* **Exercise prompt**
Return the lines that follow, exactly as they appear, from the first through the one containing "const tickLabels = ['1.31"; no pictures are to be included.

* **Given information**

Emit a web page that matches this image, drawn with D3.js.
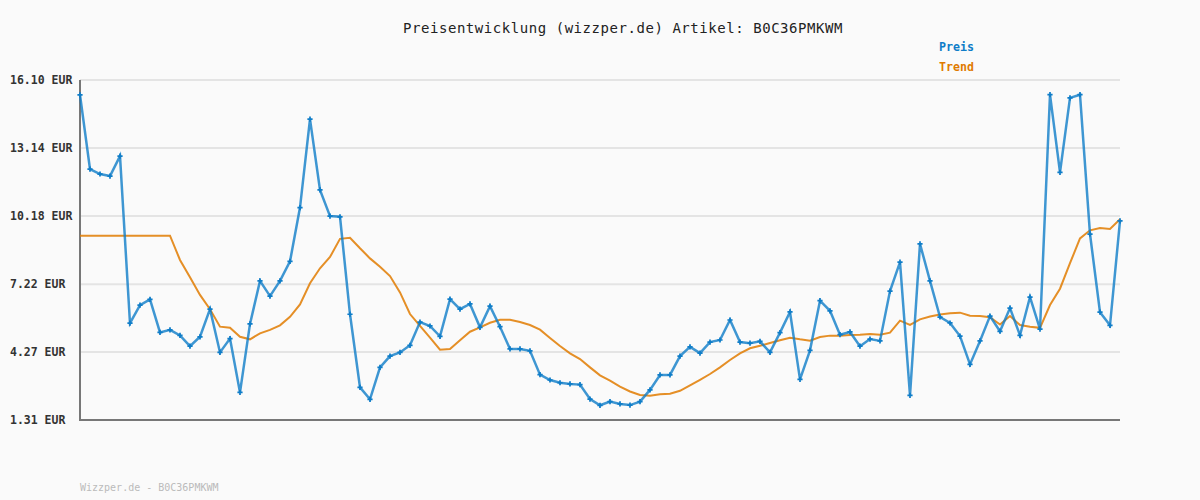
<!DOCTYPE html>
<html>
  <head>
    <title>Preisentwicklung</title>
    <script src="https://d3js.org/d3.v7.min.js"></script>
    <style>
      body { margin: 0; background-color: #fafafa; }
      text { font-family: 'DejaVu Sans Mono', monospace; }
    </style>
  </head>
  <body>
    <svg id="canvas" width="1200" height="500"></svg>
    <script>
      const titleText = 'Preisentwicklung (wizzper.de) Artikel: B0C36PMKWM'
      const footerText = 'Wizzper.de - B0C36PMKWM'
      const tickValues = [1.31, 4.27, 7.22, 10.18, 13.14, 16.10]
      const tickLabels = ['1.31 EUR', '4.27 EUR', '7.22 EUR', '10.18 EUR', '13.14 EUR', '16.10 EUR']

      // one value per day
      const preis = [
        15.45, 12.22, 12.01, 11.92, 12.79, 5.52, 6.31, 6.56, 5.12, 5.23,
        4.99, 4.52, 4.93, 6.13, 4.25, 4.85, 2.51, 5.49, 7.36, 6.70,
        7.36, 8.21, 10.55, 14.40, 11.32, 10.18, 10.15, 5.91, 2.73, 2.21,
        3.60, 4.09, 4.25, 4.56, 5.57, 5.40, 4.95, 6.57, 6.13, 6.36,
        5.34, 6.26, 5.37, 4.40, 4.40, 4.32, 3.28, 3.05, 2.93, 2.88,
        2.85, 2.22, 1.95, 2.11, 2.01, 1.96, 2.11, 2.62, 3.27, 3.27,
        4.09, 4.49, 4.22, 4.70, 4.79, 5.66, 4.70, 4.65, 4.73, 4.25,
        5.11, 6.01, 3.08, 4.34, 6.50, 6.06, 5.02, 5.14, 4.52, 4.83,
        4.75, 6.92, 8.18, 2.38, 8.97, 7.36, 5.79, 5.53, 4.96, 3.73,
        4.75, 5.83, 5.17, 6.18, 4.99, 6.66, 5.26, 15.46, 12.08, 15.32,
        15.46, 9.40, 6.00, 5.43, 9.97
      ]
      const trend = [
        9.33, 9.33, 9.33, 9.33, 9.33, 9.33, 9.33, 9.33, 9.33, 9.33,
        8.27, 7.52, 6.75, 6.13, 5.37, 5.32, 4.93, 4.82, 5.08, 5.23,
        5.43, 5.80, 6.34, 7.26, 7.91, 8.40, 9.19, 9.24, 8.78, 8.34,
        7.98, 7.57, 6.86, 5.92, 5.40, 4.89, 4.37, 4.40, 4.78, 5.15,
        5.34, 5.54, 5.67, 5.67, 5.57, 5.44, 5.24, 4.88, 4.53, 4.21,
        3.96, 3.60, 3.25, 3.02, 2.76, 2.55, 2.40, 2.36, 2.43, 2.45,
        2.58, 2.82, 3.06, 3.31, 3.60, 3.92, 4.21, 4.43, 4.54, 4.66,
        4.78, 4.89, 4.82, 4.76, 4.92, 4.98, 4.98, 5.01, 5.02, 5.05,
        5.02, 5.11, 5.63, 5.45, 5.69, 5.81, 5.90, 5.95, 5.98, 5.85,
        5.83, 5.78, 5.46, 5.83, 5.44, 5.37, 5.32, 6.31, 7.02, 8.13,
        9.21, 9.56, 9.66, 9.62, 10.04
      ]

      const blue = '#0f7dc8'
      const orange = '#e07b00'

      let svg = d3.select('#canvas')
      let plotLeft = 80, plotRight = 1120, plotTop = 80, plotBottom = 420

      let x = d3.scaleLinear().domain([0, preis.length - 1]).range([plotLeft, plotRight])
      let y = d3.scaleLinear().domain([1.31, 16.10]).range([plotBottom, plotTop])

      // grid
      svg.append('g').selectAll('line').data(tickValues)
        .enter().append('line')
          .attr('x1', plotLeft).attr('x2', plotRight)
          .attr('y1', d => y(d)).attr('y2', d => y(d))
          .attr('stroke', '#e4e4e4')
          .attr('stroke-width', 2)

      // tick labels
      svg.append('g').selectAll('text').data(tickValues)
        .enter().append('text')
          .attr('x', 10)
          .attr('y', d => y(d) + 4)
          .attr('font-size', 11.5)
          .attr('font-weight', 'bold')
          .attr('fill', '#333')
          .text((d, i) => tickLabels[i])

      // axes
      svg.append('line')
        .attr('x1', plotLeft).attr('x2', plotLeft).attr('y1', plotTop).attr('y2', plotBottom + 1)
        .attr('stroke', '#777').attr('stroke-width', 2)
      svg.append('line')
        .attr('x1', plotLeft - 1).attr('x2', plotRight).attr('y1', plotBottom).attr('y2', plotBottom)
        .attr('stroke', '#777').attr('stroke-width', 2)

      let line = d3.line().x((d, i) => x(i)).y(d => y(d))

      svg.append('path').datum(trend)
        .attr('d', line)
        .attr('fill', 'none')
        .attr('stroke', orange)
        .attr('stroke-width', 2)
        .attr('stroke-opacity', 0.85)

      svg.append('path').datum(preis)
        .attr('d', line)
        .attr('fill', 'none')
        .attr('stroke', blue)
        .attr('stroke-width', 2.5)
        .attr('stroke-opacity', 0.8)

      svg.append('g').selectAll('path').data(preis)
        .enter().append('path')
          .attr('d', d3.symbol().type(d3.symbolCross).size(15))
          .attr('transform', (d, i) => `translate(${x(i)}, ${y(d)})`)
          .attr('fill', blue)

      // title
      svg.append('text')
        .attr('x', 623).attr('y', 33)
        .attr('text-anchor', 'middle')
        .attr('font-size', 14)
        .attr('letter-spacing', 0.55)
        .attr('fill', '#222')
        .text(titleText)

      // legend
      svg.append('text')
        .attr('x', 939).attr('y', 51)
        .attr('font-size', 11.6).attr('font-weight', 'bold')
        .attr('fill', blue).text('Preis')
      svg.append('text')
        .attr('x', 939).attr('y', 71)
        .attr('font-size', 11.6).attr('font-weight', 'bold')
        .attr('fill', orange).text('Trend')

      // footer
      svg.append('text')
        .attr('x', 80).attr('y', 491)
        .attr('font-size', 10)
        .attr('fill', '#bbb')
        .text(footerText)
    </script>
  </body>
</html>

* **Complete answer**
Emit a web page that matches this image, drawn with D3.js.
<!DOCTYPE html>
<html>
  <head>
    <title>Preisentwicklung</title>
    <script src="https://d3js.org/d3.v7.min.js"></script>
    <style>
      body { margin: 0; background-color: #fafafa; }
      text { font-family: 'DejaVu Sans Mono', monospace; }
    </style>
  </head>
  <body>
    <svg id="canvas" width="1200" height="500"></svg>
    <script>
      const titleText = 'Preisentwicklung (wizzper.de) Artikel: B0C36PMKWM'
      const footerText = 'Wizzper.de - B0C36PMKWM'
      const tickValues = [1.31, 4.27, 7.22, 10.18, 13.14, 16.10]
      const tickLabels = ['1.31 EUR', '4.27 EUR', '7.22 EUR', '10.18 EUR', '13.14 EUR', '16.10 EUR']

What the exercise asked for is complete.